We pass now to the meaning of the word, having sufficiently traced the history of its use. Bishop Pearson says: “This name was first in use in the Greek Church, who, delighting in the happy compositions of that language, called the blessed Virgin Theotocos. From whence the Latins in imitation styled her Virginem Deiparam et Deigenitricem.”255 In the passage to which the words just quoted are a portion of a footnote, he says: “Wherefore from these three, a true conception, nutrition, and parturition, we must acknowledge that the blessed Virgin was truly and properly the Mother of our Saviour. And so is she frequently styled the Mother of Jesus in the language of the Evangelists, and by Elizabeth particularly the ‘Mother of her Lord,’ as also by the general consent of the Church (because he which was so born of her was God,) the Deipara; which being a compound title begun in the Greek Church, was resolved into its parts by the Latins and so the Virgin was plainly named the Mother of God.”

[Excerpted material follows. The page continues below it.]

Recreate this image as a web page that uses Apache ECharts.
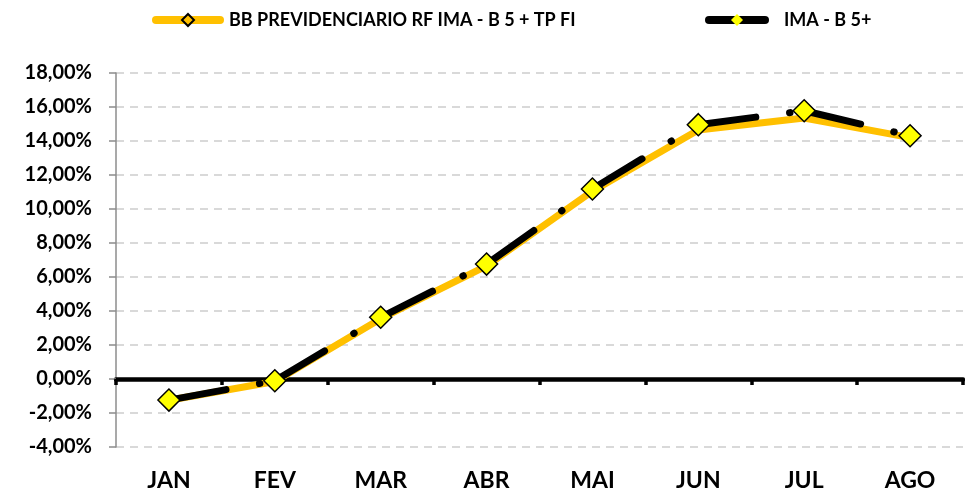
<!DOCTYPE html>
<html>
<head>
<meta charset="utf-8">
<script src="https://cdn.jsdelivr.net/npm/echarts@6/dist/echarts.min.js"></script>
<style>
  html, body { margin: 0; padding: 0; background: #fff; }
  #chart { width: 965px; height: 494px; }
</style>
</head>
<body>
<div id="chart"></div>
<script>
  // values (% accumulated)
  const months = ['JAN', 'FEV', 'MAR', 'ABR', 'MAI', 'JUN', 'JUL', 'AGO'];
  const bbPrev = [-1.25, -0.15, 3.55, 6.65, 11.05, 14.65, 15.35, 14.2];
  const imaB5 = [-1.24, -0.10, 3.63, 6.76, 11.18, 14.96, 15.78, 14.31];

  const nameBB = 'BB PREVIDENCIARIO RF IMA - B 5 + TP FI';
  const nameIMA = 'IMA - B 5+';

  const font = 'Lato, "Open Sans", Arial, sans-serif';

  let chart = echarts.init(document.getElementById('chart'));

  // black line: dash / dot pattern restarts on every segment, so one series per segment
  let segments = [];
  for (let i = 0; i < months.length - 1; i++) {
    segments.push({
      name: nameIMA,
      type: 'line',
      z: 3,
      silent: true,
      symbol: 'none',
      connectNulls: false,
      data: imaB5.map((v, j) => (j === i || j === i + 1) ? v : null),
      lineStyle: { color: '#000', width: 7, type: [58, 34, 0.5, 300], cap: 'round' }
    });
  }

  let legendBase = {
    top: 11,
    padding: 0,
    itemHeight: 15,
    selectedMode: false,
    textStyle: { fontFamily: font, fontWeight: 'bold', fontSize: 18, color: '#000' }
  };

  let option = {
    animation: false,
    legend: [
      Object.assign({}, legendBase, {
        left: 152,
        itemWidth: 64,
        data: [nameBB],
        lineStyle: { color: '#FFC000', width: 8, type: 'solid', cap: 'round', opacity: 1 },
        itemStyle: { color: '#FFC000', borderColor: '#000', borderWidth: 2 },
        textStyle: Object.assign({}, legendBase.textStyle, { padding: [0, 0, 0, 4] })
      }),
      Object.assign({}, legendBase, {
        left: 705,
        itemWidth: 56,
        data: [nameIMA],
        lineStyle: { color: '#000', width: 8, type: 'solid', cap: 'round', opacity: 1 },
        itemStyle: { color: '#FFFF00', borderWidth: 0 },
        textStyle: Object.assign({}, legendBase.textStyle, { padding: [0, 0, 0, 14] })
      })
    ],
    grid: { left: 116, right: 2, top: 73, bottom: 47 },
    xAxis: [
      {
        type: 'category',
        data: months,
        boundaryGap: true,
        position: 'bottom',
        axisLine: { onZero: true, lineStyle: { color: '#000', width: 4.5 } },
        axisTick: { show: true, inside: false, length: 6, lineStyle: { color: '#000', width: 3.5 } },
        axisLabel: { show: false },
        splitLine: { show: false }
      },
      {
        type: 'category',
        data: months,
        boundaryGap: true,
        position: 'bottom',
        axisLine: { show: false, onZero: false },
        axisTick: { show: false },
        axisLabel: {
          margin: 22,
          fontFamily: font,
          fontWeight: 'bold',
          fontSize: 23,
          color: '#000'
        },
        splitLine: { show: false }
      }
    ],
    yAxis: {
      type: 'value',
      min: -4,
      max: 18,
      interval: 2,
      axisLine: { show: true, lineStyle: { color: '#8c8c8c', width: 1.5 } },
      axisTick: { show: true, length: 7, lineStyle: { color: '#8c8c8c', width: 1.5 } },
      axisLabel: {
        margin: 24,
        fontFamily: font,
        fontWeight: 'bold',
        fontSize: 20,
        color: '#000',
        formatter: (v) => v.toFixed(2).replace('.', ',') + '%'
      },
      splitLine: { show: true, lineStyle: { color: '#d9d9d9', width: 2, type: [8, 6] } }
    },
    series: [
      {
        name: nameBB,
        type: 'line',
        z: 2,
        data: bbPrev,
        symbol: 'diamond',
        showSymbol: false,
        silent: true,
        lineStyle: { color: '#FFC000', width: 7, cap: 'round', join: 'round' },
        itemStyle: { color: '#FFC000' }
      },
      {
        // markers of IMA - B 5+
        name: nameIMA,
        type: 'line',
        z: 5,
        data: imaB5,
        symbol: 'diamond',
        symbolSize: 22,
        silent: true,
        lineStyle: { width: 0, opacity: 0 },
        itemStyle: { color: '#FFFF00', borderColor: '#000', borderWidth: 1.5 }
      },
      ...segments
    ]
  };

  chart.setOption(option);
</script>
</body>
</html>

Pearson is mistaken in supposing that the resolution of the compound Theotocos into μήτηρ τοῦ Θεοῦ was unknown to the early Greek writers. Dionysius expressly calls Mary ἡ μήτηρ τοῦ Θεοῦ μου (Contr. Paul. Samos., Quæst. viij.); and among the Latins Mater Dei and Dei Genetrix were (as Pearson himself confesses in note 37) used before the time of St. Leo I. It is not an open question whether Mater Dei, Dei Genetrix, Deipara, μήτηρ τοῦ Θεοῦ are proper equivalents for Θεοτόκος. This point has been settled by the unvarying use of the whole Church of God throughout all the ages from that day to this, but there is, or at least some persons have thought that there was, some question as to how Theotocos should be translated into English.
Throughout this volume I have translated it “Mother of God,” and I propose giving my 210reasons for considering this the only accurate translation of the word, both from a lexico-graphical and from a theological point of view.
(a) It is evident that the word is a composite formed of Θεός = God, and τίκτειν = to be the mother of a child. Now I have translated the verbal part “to be the mother of a child” because “to bear” in English does not necessarily carry the full meaning of the Greek word, which (as Bp. Pearson has well remarked in the passage cited above) includes “conception, nutrition, and parturition.” It has been suggested that “God-bearer” is an exact translation. To this I object, that in the first place it is not English; and in the second that it would be an equally and, to my mind, more accurate translation of Θεοφόρος than of Θεοτόκος.
Another suggestion is that it be rendered “the bringer forth of God.” Again I object that, from a rhetorical standpoint, the expression is very open to criticism; and from a lexicographical point of view it is entirely inadequate, for while indeed the parturition does necessarily involve in the course of nature the previous conception and nutrition, it certainly does not express it.
Now the word Mother does necessarily express all three of these when used in relation to her child. The reader will remember that the question I am discussing is not whether Mary can properly be called the Mother of God; this Nestorius denied and many in ancient and modern times have been found to agree with him. The question I am considering is what the Greek word Theotocos means in English. I do not think anyone would hesitate to translate Nestorius’s Christotocos by “Mother of Christ” and surely the expressions are identical from a lexicographical point of view.
Liddell and Scott in their Lexicon insert the word θεοτόκος as an adjective and translate “bearing God” and add: “especially ἡ Θεοτόκος, Mother of God, of the Virgin, Eccl.”
(b) It only remains to consider whether there is from a theological point of view any objection to the translation, “Mother of God.” It is true that some persons have thought that such a rendering implied that the Godhead has its origin in Mary, but this was the very objection which Nestorius and his followers urged against the word Theotocos, and this being the case, it constitutes a strong argument in favour of the accuracy of the rendering. Of course the answer to the objection in each case is the same, it is not of the Godhead that Mary is the Mother, but of the Incarnate Son, who is God. “Mother” expresses exactly the relation to the incarnate Son which St. Cyril, the Council of Ephesus, and all succeeding, not to say also preceding, ages of Catholics, rightly or wrongly, ascribe to Mary. All that every child derives from its Mother that God the Son derived from Mary, and this without the co-operation of any man, but by the direct operation of the Holy Ghost, so that in a fuller, truer, and more perfect sense, Mary is the Mother of God the Son in his incarnation, than any other earthly mother is of her son.
I therefore consider it certain that no scholar who can and will divest himself of theological bias, can doubt that “Mother of God” is the most accurate translation of the term Theotocos.